Think of a fog computing node as a physical server that resides between the edge devices (thermostats, robots, in-vehicle computers) and the back-end systems, typically hosted on public clouds. The fog nodes respond to an architectural problem: too much latency to pass requests all the way back to the public cloud-based services and not enough horsepower to process the data in the edge device itself.
This three-tier system adds another compute platform that is able to do some—if not most—of the back-end processing. This addresses the concern that cheaper edge devices with lower power don’t have the processing and storage power to deal with the incoming data natively. Now data can be sent to the fog node for processing, without the latency impact of going all the way back to the remote cloud services.
Although fog nodes are a simple solution to a simple issue, you should understand when and when not to use them:
You should use fog nodes when data that is complex or in large amounts need to be processed locally and would overwhelm the edge-based device that is consuming the data as well. In other words, you need something that responds in almost real time, such as a factory robot shutting down when the servers overheat. You want that to be instantaneous.

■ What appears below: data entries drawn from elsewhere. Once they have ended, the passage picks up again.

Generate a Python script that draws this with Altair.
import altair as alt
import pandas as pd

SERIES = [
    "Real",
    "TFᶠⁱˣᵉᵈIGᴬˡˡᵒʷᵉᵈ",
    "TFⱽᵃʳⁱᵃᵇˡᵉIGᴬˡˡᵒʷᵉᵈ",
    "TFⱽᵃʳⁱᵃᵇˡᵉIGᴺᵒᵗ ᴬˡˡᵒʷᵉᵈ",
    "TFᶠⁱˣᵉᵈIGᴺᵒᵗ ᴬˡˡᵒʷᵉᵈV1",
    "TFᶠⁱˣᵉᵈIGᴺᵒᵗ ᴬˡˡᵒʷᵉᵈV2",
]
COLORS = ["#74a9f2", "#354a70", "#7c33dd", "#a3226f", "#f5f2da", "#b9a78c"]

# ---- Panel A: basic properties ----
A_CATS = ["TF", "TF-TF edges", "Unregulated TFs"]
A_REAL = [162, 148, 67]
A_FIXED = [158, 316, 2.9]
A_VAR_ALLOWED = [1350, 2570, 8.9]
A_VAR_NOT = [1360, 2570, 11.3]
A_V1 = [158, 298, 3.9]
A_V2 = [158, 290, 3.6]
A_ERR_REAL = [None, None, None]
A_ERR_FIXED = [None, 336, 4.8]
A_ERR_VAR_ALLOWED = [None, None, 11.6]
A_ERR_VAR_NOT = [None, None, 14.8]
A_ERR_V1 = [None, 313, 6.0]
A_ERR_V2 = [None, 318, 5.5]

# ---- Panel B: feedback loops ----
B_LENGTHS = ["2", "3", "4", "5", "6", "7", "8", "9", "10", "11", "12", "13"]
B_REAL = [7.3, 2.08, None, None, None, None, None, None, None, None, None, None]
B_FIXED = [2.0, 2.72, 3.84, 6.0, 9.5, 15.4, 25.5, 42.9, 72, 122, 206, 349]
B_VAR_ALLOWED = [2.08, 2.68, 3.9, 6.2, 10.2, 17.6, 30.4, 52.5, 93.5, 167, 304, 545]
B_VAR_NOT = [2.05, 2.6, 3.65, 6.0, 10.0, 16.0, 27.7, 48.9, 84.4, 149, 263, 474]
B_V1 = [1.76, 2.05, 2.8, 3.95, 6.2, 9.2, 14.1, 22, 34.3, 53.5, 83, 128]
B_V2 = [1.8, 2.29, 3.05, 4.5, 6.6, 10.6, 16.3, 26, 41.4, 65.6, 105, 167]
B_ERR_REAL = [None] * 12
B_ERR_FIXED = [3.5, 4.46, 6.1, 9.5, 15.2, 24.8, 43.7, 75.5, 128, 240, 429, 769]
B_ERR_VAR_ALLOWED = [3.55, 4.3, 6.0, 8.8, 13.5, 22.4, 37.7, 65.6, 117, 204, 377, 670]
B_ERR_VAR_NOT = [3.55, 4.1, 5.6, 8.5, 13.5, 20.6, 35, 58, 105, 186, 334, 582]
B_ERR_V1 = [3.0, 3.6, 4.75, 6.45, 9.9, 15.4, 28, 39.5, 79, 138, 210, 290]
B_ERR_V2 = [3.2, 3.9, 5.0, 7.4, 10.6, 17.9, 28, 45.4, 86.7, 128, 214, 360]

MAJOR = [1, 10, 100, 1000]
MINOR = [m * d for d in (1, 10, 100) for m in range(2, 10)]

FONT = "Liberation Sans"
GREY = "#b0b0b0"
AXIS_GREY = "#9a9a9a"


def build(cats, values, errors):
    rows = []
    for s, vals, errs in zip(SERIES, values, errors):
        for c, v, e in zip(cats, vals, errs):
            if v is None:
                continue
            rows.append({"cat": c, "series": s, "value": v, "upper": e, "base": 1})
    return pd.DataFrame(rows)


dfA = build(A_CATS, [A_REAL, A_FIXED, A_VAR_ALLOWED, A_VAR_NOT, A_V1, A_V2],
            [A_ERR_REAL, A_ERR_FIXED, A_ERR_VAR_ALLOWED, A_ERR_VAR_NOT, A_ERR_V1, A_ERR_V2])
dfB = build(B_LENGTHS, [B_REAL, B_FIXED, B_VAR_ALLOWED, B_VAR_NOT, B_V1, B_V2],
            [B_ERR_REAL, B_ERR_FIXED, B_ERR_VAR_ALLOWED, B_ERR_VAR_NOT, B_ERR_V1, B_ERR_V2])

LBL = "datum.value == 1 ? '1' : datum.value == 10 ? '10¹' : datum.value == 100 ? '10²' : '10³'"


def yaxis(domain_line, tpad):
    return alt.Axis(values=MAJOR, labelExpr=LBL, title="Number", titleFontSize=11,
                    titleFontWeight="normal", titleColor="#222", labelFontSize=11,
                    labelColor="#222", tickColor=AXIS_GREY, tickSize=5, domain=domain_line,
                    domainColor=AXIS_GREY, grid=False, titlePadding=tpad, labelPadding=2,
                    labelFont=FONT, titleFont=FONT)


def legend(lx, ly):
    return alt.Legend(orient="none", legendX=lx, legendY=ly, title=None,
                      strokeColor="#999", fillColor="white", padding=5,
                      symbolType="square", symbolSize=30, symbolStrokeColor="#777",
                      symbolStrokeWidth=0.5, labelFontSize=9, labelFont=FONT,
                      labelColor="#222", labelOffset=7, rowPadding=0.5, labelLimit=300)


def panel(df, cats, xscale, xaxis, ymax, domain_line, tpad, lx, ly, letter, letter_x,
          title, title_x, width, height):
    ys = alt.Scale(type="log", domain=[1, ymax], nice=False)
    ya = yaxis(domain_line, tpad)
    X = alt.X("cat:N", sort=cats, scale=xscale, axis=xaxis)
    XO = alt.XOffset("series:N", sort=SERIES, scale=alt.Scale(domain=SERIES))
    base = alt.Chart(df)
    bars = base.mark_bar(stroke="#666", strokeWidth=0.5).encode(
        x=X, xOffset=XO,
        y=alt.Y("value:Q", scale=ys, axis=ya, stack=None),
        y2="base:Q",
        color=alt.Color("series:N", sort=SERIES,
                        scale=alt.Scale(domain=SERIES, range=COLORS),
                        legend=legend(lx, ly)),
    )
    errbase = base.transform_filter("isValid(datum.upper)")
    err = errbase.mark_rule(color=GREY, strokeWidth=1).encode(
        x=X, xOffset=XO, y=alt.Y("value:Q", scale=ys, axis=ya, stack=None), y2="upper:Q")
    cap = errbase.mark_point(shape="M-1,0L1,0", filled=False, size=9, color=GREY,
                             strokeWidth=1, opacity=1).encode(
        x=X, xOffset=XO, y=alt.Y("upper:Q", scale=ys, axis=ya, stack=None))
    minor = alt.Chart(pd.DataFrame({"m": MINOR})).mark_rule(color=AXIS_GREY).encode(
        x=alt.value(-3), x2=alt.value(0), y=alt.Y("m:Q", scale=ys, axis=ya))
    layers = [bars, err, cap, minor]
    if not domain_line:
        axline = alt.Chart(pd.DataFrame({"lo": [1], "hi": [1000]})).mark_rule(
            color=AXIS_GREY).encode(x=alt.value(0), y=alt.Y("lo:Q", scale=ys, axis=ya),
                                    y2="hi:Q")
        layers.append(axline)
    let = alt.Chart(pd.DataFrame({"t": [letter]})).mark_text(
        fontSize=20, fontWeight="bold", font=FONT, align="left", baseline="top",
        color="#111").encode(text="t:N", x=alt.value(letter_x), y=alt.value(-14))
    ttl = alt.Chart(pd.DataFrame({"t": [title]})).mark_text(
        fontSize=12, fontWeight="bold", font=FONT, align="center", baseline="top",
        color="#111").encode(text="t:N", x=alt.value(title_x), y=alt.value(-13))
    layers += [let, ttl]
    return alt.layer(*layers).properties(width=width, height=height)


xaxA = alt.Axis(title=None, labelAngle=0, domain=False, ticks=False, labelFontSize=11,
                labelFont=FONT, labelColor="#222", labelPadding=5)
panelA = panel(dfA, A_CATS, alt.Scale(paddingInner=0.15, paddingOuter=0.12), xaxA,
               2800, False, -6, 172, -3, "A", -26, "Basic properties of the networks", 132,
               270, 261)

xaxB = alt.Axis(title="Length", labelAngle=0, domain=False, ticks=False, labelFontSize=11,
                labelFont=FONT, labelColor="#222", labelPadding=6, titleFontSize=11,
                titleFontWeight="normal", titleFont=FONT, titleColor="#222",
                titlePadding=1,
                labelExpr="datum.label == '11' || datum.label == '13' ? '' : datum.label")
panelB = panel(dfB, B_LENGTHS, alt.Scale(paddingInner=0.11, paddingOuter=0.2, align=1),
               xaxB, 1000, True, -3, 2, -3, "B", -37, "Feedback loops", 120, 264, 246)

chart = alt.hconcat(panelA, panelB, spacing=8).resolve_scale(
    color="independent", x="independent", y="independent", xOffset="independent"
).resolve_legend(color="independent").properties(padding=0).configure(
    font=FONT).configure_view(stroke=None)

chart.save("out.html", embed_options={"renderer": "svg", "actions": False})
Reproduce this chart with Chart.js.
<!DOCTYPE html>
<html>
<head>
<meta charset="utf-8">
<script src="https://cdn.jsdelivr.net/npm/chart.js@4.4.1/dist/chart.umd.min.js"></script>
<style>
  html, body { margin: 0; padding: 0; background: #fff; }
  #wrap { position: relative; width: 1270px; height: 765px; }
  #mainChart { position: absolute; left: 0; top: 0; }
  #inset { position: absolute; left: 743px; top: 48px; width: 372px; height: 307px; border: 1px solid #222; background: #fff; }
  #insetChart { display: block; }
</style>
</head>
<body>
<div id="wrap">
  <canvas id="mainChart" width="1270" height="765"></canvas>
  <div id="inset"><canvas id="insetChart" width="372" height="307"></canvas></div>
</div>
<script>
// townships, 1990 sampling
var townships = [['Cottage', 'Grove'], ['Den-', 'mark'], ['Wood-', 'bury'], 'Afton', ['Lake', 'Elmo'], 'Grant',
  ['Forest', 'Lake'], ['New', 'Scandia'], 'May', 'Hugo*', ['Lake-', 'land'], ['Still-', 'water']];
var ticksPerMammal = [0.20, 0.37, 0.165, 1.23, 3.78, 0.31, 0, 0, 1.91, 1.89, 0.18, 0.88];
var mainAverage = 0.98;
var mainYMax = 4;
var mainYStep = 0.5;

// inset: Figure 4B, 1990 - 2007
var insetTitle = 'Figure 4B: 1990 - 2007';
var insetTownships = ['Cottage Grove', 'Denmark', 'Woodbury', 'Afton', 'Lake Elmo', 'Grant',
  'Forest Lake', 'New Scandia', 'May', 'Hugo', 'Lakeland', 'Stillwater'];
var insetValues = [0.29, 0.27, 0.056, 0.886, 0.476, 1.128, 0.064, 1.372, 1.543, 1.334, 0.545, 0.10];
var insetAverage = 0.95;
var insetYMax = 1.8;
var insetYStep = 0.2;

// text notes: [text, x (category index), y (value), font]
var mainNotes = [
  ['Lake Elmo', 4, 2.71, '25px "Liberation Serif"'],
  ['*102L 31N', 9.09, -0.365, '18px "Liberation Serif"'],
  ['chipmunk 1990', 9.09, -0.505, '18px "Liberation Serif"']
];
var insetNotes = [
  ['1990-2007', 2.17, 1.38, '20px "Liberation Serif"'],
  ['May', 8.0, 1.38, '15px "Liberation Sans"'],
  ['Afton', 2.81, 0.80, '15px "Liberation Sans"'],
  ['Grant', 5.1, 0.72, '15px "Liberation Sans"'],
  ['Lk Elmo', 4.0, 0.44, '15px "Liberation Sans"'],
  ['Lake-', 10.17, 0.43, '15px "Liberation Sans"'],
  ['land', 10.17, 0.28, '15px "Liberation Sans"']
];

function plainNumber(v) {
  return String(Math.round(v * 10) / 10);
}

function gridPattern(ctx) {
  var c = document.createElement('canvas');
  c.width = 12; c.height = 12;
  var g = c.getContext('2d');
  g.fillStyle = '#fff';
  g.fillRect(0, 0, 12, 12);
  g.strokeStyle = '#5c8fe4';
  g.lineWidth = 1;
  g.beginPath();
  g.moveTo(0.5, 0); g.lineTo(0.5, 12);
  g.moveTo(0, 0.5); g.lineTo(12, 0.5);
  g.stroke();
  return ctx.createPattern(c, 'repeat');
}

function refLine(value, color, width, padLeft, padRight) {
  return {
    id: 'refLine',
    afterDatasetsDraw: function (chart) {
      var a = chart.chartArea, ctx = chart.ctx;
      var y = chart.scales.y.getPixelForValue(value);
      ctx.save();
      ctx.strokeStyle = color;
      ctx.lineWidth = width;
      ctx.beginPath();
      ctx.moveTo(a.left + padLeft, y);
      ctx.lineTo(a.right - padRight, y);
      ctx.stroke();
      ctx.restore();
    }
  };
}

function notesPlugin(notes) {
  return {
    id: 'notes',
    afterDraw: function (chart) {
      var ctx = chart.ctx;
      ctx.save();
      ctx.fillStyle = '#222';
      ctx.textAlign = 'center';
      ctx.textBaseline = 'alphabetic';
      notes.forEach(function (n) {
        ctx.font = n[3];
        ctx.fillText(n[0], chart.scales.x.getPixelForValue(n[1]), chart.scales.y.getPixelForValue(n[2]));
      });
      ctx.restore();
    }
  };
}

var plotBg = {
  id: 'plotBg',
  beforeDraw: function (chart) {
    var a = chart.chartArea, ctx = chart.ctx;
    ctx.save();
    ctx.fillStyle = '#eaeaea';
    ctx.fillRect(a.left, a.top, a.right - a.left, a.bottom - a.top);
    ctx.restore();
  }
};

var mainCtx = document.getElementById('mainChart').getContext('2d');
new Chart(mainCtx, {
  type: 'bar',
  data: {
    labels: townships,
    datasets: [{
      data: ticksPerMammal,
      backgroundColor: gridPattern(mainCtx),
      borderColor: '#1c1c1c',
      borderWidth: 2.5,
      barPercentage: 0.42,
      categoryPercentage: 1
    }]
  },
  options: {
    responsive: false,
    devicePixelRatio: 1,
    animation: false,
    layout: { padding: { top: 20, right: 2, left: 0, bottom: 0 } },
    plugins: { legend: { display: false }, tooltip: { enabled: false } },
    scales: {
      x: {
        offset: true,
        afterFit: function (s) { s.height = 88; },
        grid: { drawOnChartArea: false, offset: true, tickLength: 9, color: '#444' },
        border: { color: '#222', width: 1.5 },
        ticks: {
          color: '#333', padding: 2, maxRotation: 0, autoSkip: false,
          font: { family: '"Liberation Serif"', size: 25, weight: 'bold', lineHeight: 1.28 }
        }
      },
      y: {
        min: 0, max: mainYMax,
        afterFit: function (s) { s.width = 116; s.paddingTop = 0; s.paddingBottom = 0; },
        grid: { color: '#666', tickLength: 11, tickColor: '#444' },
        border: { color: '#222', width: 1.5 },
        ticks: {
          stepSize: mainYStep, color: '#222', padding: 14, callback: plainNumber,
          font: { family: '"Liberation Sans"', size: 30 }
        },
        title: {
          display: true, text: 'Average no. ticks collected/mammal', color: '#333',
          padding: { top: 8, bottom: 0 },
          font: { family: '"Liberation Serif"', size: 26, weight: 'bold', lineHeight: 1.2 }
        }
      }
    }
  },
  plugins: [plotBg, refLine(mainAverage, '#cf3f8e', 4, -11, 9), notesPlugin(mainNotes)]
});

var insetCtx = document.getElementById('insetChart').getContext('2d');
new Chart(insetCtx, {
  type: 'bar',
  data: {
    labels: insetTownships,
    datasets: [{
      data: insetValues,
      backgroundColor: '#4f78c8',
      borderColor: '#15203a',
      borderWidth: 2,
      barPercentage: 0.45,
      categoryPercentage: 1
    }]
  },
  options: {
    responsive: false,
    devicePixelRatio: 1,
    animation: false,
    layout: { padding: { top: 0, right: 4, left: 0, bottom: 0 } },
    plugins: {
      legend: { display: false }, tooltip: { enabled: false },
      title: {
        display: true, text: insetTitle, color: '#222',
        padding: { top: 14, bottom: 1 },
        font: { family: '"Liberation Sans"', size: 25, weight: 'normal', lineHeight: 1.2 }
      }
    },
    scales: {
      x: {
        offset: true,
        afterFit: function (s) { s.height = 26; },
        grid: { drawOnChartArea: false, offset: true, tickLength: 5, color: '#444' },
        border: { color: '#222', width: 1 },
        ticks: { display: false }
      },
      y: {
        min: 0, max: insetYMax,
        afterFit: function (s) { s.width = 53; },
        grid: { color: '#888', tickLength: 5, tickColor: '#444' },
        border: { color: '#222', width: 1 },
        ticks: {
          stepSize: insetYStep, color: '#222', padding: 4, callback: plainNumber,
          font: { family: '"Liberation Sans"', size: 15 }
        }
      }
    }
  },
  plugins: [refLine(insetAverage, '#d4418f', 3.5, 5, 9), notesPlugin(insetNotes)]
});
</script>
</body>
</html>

You should use fog nodes when a human is waiting for the response to return back to the edge device. Like the need to respond to events that can’t wait, humans need to be considered near-real-time architectural components. People are too expensive to be waiting around for responses from the remote cloud systems.
You should use fog nodes when you’re multiplexing data from several different types of edge devices or sending several different types of data. The fog node manages the processing of data from several edge devices at once, dealing with things such as semantic transformation of the data before sending it to the back-end cloud servers. Or the fog node can process and respond directly to the edge-based device.
Basically, you should not use fog nodes unless the architecture and requirements fit the above criteria. In my book, they should be used sparingly, especially considering that they add cost and operational complexity—and another layer that can fail.
Your best bet for now is to exclude them, and then figure out if you have situations where they can be of use.